For that, Jesus turned to Peter, one of his followers. He answered, “You are the Christ, the Son of the living God.” (Mark 8:29; Matthew 16:16) Jesus then blessed Peter and affirmed to him and everyone else, that all his followers, present and future, would be grounded in this accurate confession. The expression “Christ” means “anointed one,” and it refers to the one designated by God to carry out his work on the earth. In the Old Testament various leaders were anointed to signify their calling, and the full power of the Holy Spirit (represented by the oil) to carry-out the job. Jesus was God’s specially anointed one, as he would preach, heal, and then die and be raised again, all for the sake of God’s people.

He was no ordinary gifted man, but, as the confession goes on to say, he was the Son of the living God. As the Bible reveals it, God is one, and also in three persons, Father, Son, and Holy Spirit. Called the Trinity, this God is both one and three, in a divine mystery, but one that we can know truly, though not exhaustively. We can all believe in this God, the Creator and Redeemer. God came to earth, took on human flesh, adding humanity to his divinity, in an extraordinary move known as the Incarnation. He did this out of love for his people. The Incarnation allowed Jesus not only to teach and heal, but to die on a horrible instrument of torture used by the Romans, known as the cross. By this means, he took our place. His death meant our death was not forever. His resurrection meant we now have eternal life. We who deserve only condemnation because of the mess we have made out of our lives, can now become a “new creation” in Christ (2 Corinthians 5:17).  

The fellowship of believers came to be known as the Church. These “called-out ones” are joined to one another through Jesus Christ. Not only are they joined together, but as Christ’s followers (“Christians”), they are in an everlasting friendship and union with God. Although the Church has an institutional aspect, it is primarily a great, worldwide fellowship of those who know God personally. Although it is a special privilege to gather for worship (typically on Sundays, often in a building), Christians enjoy their identity and calling wherever they are. They are full-time followers of Christ in every realm of life.

How can we belong to this fellowship of redeemed people? Not by being good. God certainly approves of good people doing good works, but when we are honest with ourselves we realize our good works can never merit our friendship with God. God demands perfection, and we are as far away from that high standard as the earth is from the farthest galaxy. Nor by being religious. Going to church, praying, charitable giving, all are good in themselves. But none of us is so perfectly devoted to God that we can claim his approval. The truth is, we stand in jeopardy before God, because we have offended him, we have committed cosmic treason. By thought, word and deed, we have gone our own way, even though we know in our conscience how we really ought to live.

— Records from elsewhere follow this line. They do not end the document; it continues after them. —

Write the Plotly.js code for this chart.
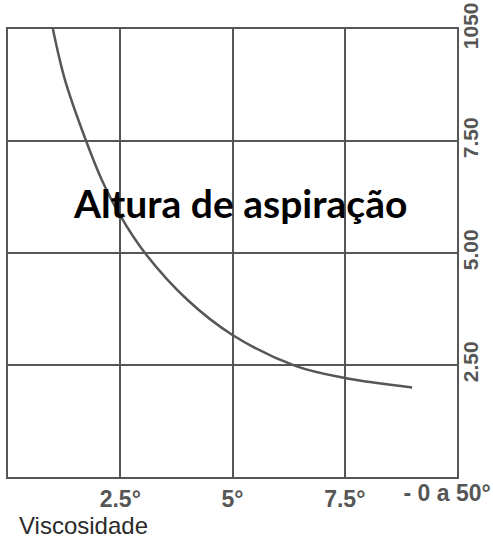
<!DOCTYPE html>
<html>
<head>
<meta charset="utf-8">
<script src="https://cdn.plot.ly/plotly-3.0.1.min.js"></script>
<style>html,body{margin:0;padding:0;background:#fff;}#chart{width:493px;height:544px;}</style>
</head>
<body>
<div id="chart"></div>
<script>
// Curve: suction height vs viscosity
const viscosity = [1.0, 1.27, 1.74, 2.09, 2.49, 3.05, 4.0, 5.0, 6.4, 7.5, 9.0];
const suctionHeight = [10.0, 8.86, 7.5, 6.63, 5.85, 5.0, 3.95, 3.17, 2.48, 2.21, 2.0];

const xTickVals = [2.5, 5, 7.5];
const xTickText = ['2.5°', '5°', '7.5°'];
const xEndTickVal = [9.78];
const xEndTickText = ['- 0 a 50°'];
const yTickVals = [2.5, 5, 7.5, 10];
const yTickText = ['2.50', '5.00', '7.50', '1050'];

const gray = '#565656';
const xTickFont = {family: 'Liberation Sans, Arial, sans-serif', size: 23, color: gray, weight: 700};
const yTickFont = {family: 'Liberation Sans, Arial, sans-serif', size: 21, color: gray, weight: 700};

const data = [
  {x: viscosity, y: suctionHeight, type: 'scatter', mode: 'lines',
   line: {color: gray, width: 2.5, shape: 'spline', smoothing: 1},
   hoverinfo: 'skip', showlegend: false},
  {x: [0], y: [0], xaxis: 'x2', type: 'scatter', mode: 'markers',
   marker: {opacity: 0}, hoverinfo: 'skip', showlegend: false}
];

const layout = {
  width: 493, height: 544,
  margin: {l: 8, r: 36, t: 29, b: 67, pad: 0},
  paper_bgcolor: '#fff', plot_bgcolor: '#fff',
  xaxis: {
    range: [0, 10], tickvals: xTickVals, ticktext: xTickText,
    showgrid: true, gridcolor: gray, gridwidth: 2,
    showline: true, linecolor: gray, linewidth: 2, mirror: true,
    ticks: '', tickfont: xTickFont, ticklabelstandoff: 0, zeroline: false, fixedrange: true
  },
  xaxis2: {
    overlaying: 'x', range: [0, 10], tickvals: xEndTickVal, ticktext: xEndTickText,
    side: 'bottom', showgrid: false, showline: false, zeroline: false,
    ticks: '', tickfont: xTickFont, ticklabelstandoff: 0, fixedrange: true
  },
  yaxis: {
    range: [0, 10], side: 'right', tickvals: yTickVals, ticktext: yTickText,
    tickangle: -90, showgrid: true, gridcolor: gray, gridwidth: 2,
    showline: true, linecolor: gray, linewidth: 2, mirror: true,
    ticks: '', tickfont: yTickFont, ticklabelstandoff: -6, zeroline: false, fixedrange: true
  },
  annotations: [
    {text: 'Altura de aspiração', xref: 'paper', yref: 'paper', x: 0.5167, y: 0.612,
     xanchor: 'center', yanchor: 'middle', showarrow: false,
     font: {family: 'Lato, sans-serif', size: 39, color: '#000', weight: 700}},
    {text: 'Viscosidade', xref: 'paper', yref: 'paper', x: 0.02, y: -0.108,
     xanchor: 'left', yanchor: 'middle', showarrow: false,
     font: {family: 'Liberation Sans, Arial, sans-serif', size: 24, color: '#2a2a2a'}},
    {text: 'M', xref: 'paper', yref: 'paper', x: 1.069, y: 0.35,
     xanchor: 'left', yanchor: 'middle', textangle: -90, showarrow: false,
     font: {family: 'Liberation Sans, Arial, sans-serif', size: 20, color: gray, weight: 700}}
  ]
};

Plotly.newPlot('chart', data, layout, {displayModeBar: false, staticPlot: true});
</script>
</body>
</html>
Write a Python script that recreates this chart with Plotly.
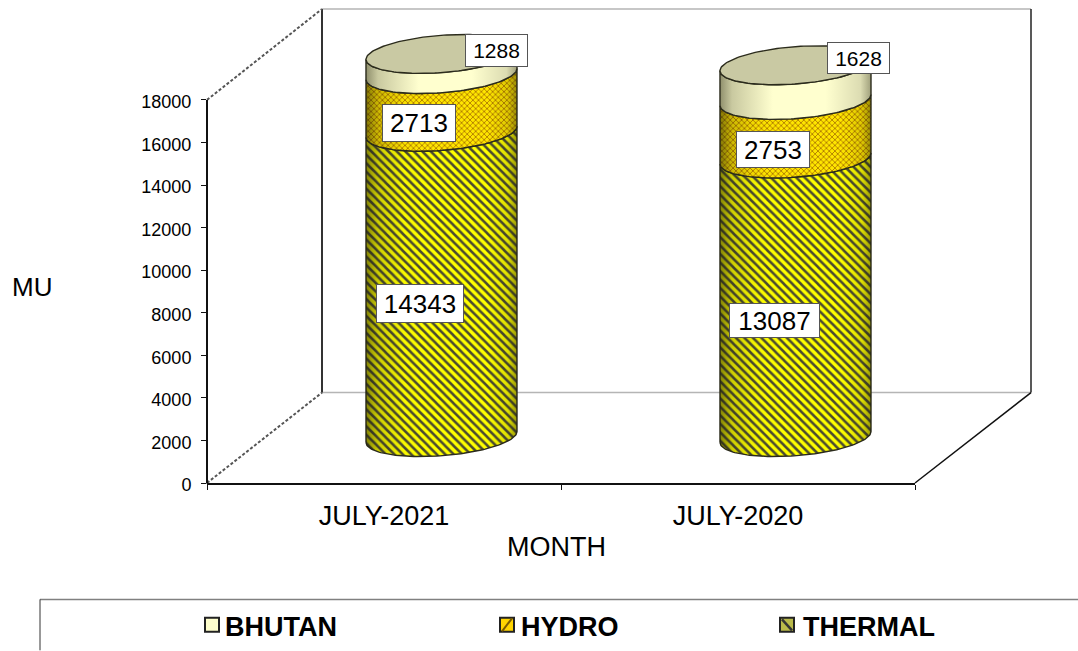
import numpy as np
import plotly.graph_objects as go

months = ["JULY-2021", "JULY-2020"]
thermal = [14343, 13087]
hydro = [2713, 2753]
bhutan = [1288, 1628]
y_ticks = [0, 2000, 4000, 6000, 8000, 10000, 12000, 14000, 16000, 18000]

W, H = 1078, 651
L, R, T, B = 207, 915, 100, 483.5
AXIS_MAX = 18000
PLOT_TOP = 4
RANGE_TOP = AXIS_MAX * (B - PLOT_TOP) / (B - T)
FONT = "Liberation Sans, Arial, sans-serif"


def px(x):
    return (x - L) / (R - L)


def py(y):
    return (B - y) / (B - PLOT_TOP)


# cylinder geometry, in axis units
CENTER_SHIFT = 0.1624
RX = 0.2133
RY = 878
TILT = 258
FLOOR = 2159

theta_front = np.linspace(np.pi, 2 * np.pi, 80)
theta_full = np.linspace(0, 2 * np.pi, 160)


def arc(cx, level, theta):
    return (cx + RX * np.cos(theta), level + RY * np.sin(theta) + TILT * np.cos(theta))


def band(cx, low, high):
    x0, y0 = arc(cx, low, theta_front)
    x1, y1 = arc(cx, high, theta_front[::-1])
    return np.r_[x0, x1, x0[0]], np.r_[y0, y1, y0[0]]


shade = [[0, "rgba(30,30,10,0.55)"], [0.08, "rgba(30,30,10,0.22)"], [0.25, "rgba(30,30,10,0.03)"],
         [0.4, "rgba(30,30,10,0)"], [0.8, "rgba(30,30,10,0)"], [0.94, "rgba(30,30,10,0.14)"],
         [1, "rgba(30,30,10,0.45)"]]
OUT = dict(color="#2b2b1c", width=1.4)
fig = go.Figure()

for i, name in enumerate(months):
    cx = i + 0.5 + CENTER_SHIFT
    t_top = FLOOR + thermal[i]
    h_top = t_top + hydro[i]
    # the pile is cut where the value axis ends
    b_top = min(h_top + bhutan[i], FLOOR + AXIS_MAX)

    x, y = band(cx, FLOOR, t_top)
    fig.add_trace(go.Scatter(x=x, y=y, mode="lines", fill="toself", name="THERMAL", line=OUT,
                             fillpattern=dict(shape="\\", size=6, solidity=0.42, fgcolor="#4b4b30",
                                              bgcolor="#ffff00", fillmode="replace"),
                             showlegend=False, hoverinfo="skip"))
    fig.add_trace(go.Scatter(x=x, y=y, mode="lines", fill="toself", line=dict(width=0),
                             fillgradient=dict(type="horizontal", colorscale=shade),
                             showlegend=False, hoverinfo="skip"))

    x, y = band(cx, t_top, h_top)
    fig.add_trace(go.Scatter(x=x, y=y, mode="lines", fill="toself", name="HYDRO", line=OUT,
                             fillpattern=dict(shape="x", size=4, solidity=0.4, fgcolor="#b07c00",
                                              bgcolor="#ffe600", fillmode="replace"),
                             showlegend=False, hoverinfo="skip"))
    fig.add_trace(go.Scatter(x=x, y=y, mode="lines", fill="toself", line=dict(width=0),
                             fillgradient=dict(type="horizontal", colorscale=shade),
                             showlegend=False, hoverinfo="skip"))

    x, y = band(cx, h_top, b_top)
    fig.add_trace(go.Scatter(x=x, y=y, mode="lines", fill="toself", name="BHUTAN", line=OUT,
                             fillgradient=dict(type="horizontal", colorscale=[
                                 [0, "#8f8f6c"], [0.08, "#c9c9a0"], [0.35, "#ffffcf"], [0.7, "#ffffcf"],
                                 [0.93, "#dcdcb2"], [1, "#a0a07c"]]),
                             showlegend=False, hoverinfo="skip"))

    x, y = arc(cx, b_top, theta_full)
    fig.add_trace(go.Scatter(x=x, y=y, mode="lines", fill="toself", name="BHUTAN top", line=OUT,
                             fillcolor="#c9c9a3", showlegend=False, hoverinfo="skip"))

# walls and floor of the 3D frame
shapes = []


def seg(x0, y0, x1, y1, color, width, dash="solid", layer="below"):
    shapes.append(dict(type="line", xref="paper", yref="paper", x0=px(x0), y0=py(y0), x1=px(x1), y1=py(y1),
                       line=dict(color=color, width=width, dash=dash), layer=layer))


seg(322, 9, 1031, 9, "#b5b5b5", 1.5)
seg(322, 393, 1031, 393, "#b5b5b5", 1.5)
seg(322, 9, 322, 393, "#333333", 2)
seg(1031, 9, 1031, 393, "#222222", 1.5)
seg(207, 100, 322, 9, "#555555", 2, "3px,2px")
seg(207, 483.5, 322, 393, "#555555", 2, "3px,2px")
seg(915, 483.5, 1031, 393, "#111111", 1.5)
seg(207, 100, 207, 484, "#111111", 2)
# legend frame
seg(40, 600, 1078, 600, "#808080", 1.5)
seg(40, 600, 40, 651, "#333333", 1)


def swatch(x, color):
    shapes.append(dict(type="rect", xref="paper", yref="paper", x0=px(x), x1=px(x + 14),
                       y0=py(632.5), y1=py(618.5), fillcolor=color,
                       line=dict(color="#222222", width=2)))


swatch(205, "#ffffcc")
swatch(500, "#ffd400")
swatch(780, "#b9b94a")
seg(502, 632, 512, 619, "#7a5a00", 2, layer="above")
seg(782, 620, 792, 631, "#333333", 2.5, layer="above")


def note(text, x, y, size, xanchor="center", **kw):
    return dict(text=text, x=px(x), y=py(y), xref="paper", yref="paper", showarrow=False,
                xanchor=xanchor, yanchor="middle",
                font=dict(family=FONT, size=size, color="#000000"), **kw)


def box(value, x0, x1, y0, y1, size):
    return note(str(value), (x0 + x1) / 2, (y0 + y1) / 2, size, bgcolor="#ffffff", bordercolor="#555555",
                borderwidth=1, borderpad=0, width=x1 - x0 - 2, height=y1 - y0 - 2)


annotations = [
    note("MU", 32, 287, 26),
    note("MONTH", 556, 548, 27),
    box(thermal[0], 376, 464, 284, 323, 26),
    box(hydro[0], 382, 456, 104, 142, 26),
    box(bhutan[0], 465, 528, 34, 67, 21),
    box(thermal[1], 729, 820, 303, 338, 26),
    box(hydro[1], 736, 810, 131, 168, 26),
    box(bhutan[1], 827, 890, 42, 74, 21),
    note("<b>BHUTAN</b>", 223, 628, 27, xanchor="left"),
    note("<b>HYDRO</b>", 519, 628, 27, xanchor="left"),
    note("<b>THERMAL</b>", 801, 628, 27, xanchor="left"),
]

fig.update_layout(
    width=W, height=H, paper_bgcolor="#ffffff", plot_bgcolor="rgba(0,0,0,0)", showlegend=False,
    margin=dict(l=L, r=W - R, t=PLOT_TOP, b=H - B, pad=0, autoexpand=False),
    shapes=shapes, annotations=annotations,
    xaxis=dict(range=[0, 2], tickvals=[0.5, 1.5], ticktext=months, ticks="", showgrid=False, zeroline=False,
               showline=True, linecolor="#111111", linewidth=2, ticklabelstandoff=8,
               tickfont=dict(family=FONT, size=27, color="#000000"),
               minor=dict(tickvals=[0, 1, 2], ticks="outside", ticklen=5, tickcolor="#111111", tickwidth=1)),
    yaxis=dict(range=[0, RANGE_TOP], tickvals=y_ticks, tickformat="d", ticks="outside", ticklen=5,
               tickcolor="#111111", tickwidth=1, showgrid=False, zeroline=False, showline=False,
               ticklabelstandoff=6, ticklabelshift=2,
               tickfont=dict(family=FONT, size=18, color="#000000")),
)

fig.write_html("out.html", config={"displayModeBar": False}, post_script="document.body.style.margin='0';")
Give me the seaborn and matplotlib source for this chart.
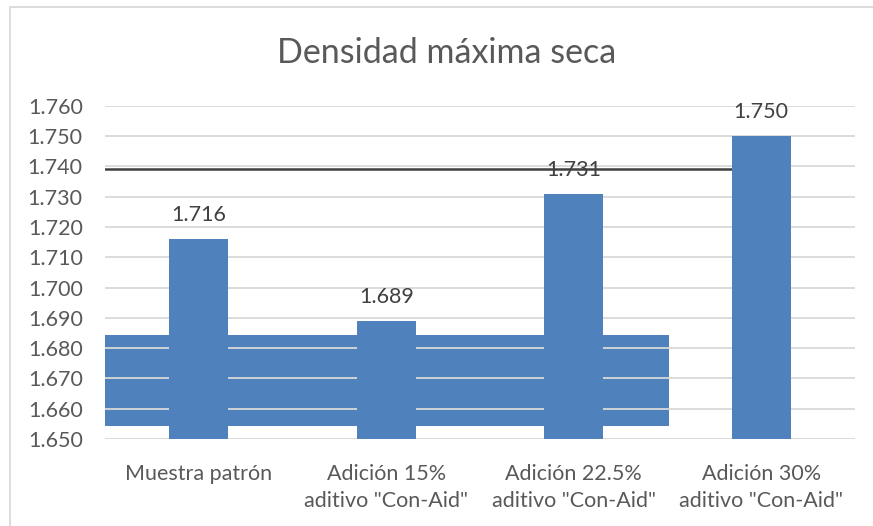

The only way to enter into his friendship is to trust in him, to lift up the empty hands of faith and receive his free gift (Romans 3:22; 6:23). But in order to believe, you must know this Christ, at least in a fundamental way. To put it another way, you must confess, along with Peter, that he is the Christ, the Son of the living God.

When we consider Jesus Christ, we have to be careful not to patronize him. We have to realize that he is either a monster, or the very essence of truth. It will not do to call him a great religious leader, or a moral guide. He certainly brought great moral insights to us. But they are always tied to his identity as God’s Son. His declarations are simply outrageous, unless true. “I am the light of the world.” “I am the way the truth and the life.” “I tell you the truth, before Abraham was born, I am.” (John 8:58) He never said, “I can teach you well.” Rather, he said, “I am,” which is a claim to divinity, based on Exodus 3:14, where God says to Moses, “I am that I am.” His audience did not misread him, for they picked up stones in order to put him to death. He narrowly escaped. They eventually succeeded, but that was part of the plan. Who is he? Is he a deluded charismatic leader? Psychologically deranged? He certainly did not act that way. Or is he God? No question, he had to be God in the flesh, come to bring the message of redemption to a badly broken world.

Marvelously, God is a loving Person who made himself human, in order to find us, his lost sheep, and bring us into the safety of his fold. He did this by accomplishing what we failed to accomplish in our lives. Think of it! God is in three Persons, the Father, the Son and the Holy Spirit. Together, they are One God. And the Second Person became a man in order to do what we failed to do: perfectly obey the Father. Furthermore, he came to submit to the penal requirements we deserved, so that we would not have to be banished from his presence. Thus, his life was a substitute for believers who did not live well; his death was a substitute for believers who would come and trust him; and his resurrection from the dead is his substitute for believers who cannot of themselves be triumphant and victorious over all the forces of evil. By his extraordinary work, Jesus acquired the power to make us just, acquitted before God. And now, God looks at his people through Christ, whose entire accomplishment is credited to us, though we don’t deserve it.

Are you wandering, not sure about truth, lost in your search for identity? Do you know yourself to be guilty of unfaithfulness before the living God? Do you know you need to be saved from your moral compromise and mediocrity? Well then, there is very good news for you. This god has not hidden himself, but made himself known. You can read about him in the Bible, his holy word. God, through his Son Jesus Christ, appeals to you to come to him, to embrace him, and to ask him to forgive you, and make you his child. For you see, anyone who receives him, anyone who believes in his name, has the right to become a child of God. (John 1:12) This Jesus, whom Peter rightly identified, is still building his Church toady. And he wants you in it! Lift up the empty hands of faith and trust him for your salvation. Come to him on your knees and pray this prayer:



O Lord, I am lost without you. My life is empty without your truth and your love. I commit my life to you. Please take me as your own. Forgive me for all my offenses and give me freedom and power to do good. Reconcile me with yourself. Look at me only through the work of Jesus, and enable me to live for him. Thank you that you care for someone like me. Thank you that you welcome me into heaven, because your love knows no bounds. Lord, I now trust you. Help me to grow in grace and guide me in all my ways. In Christ’s name, Amen.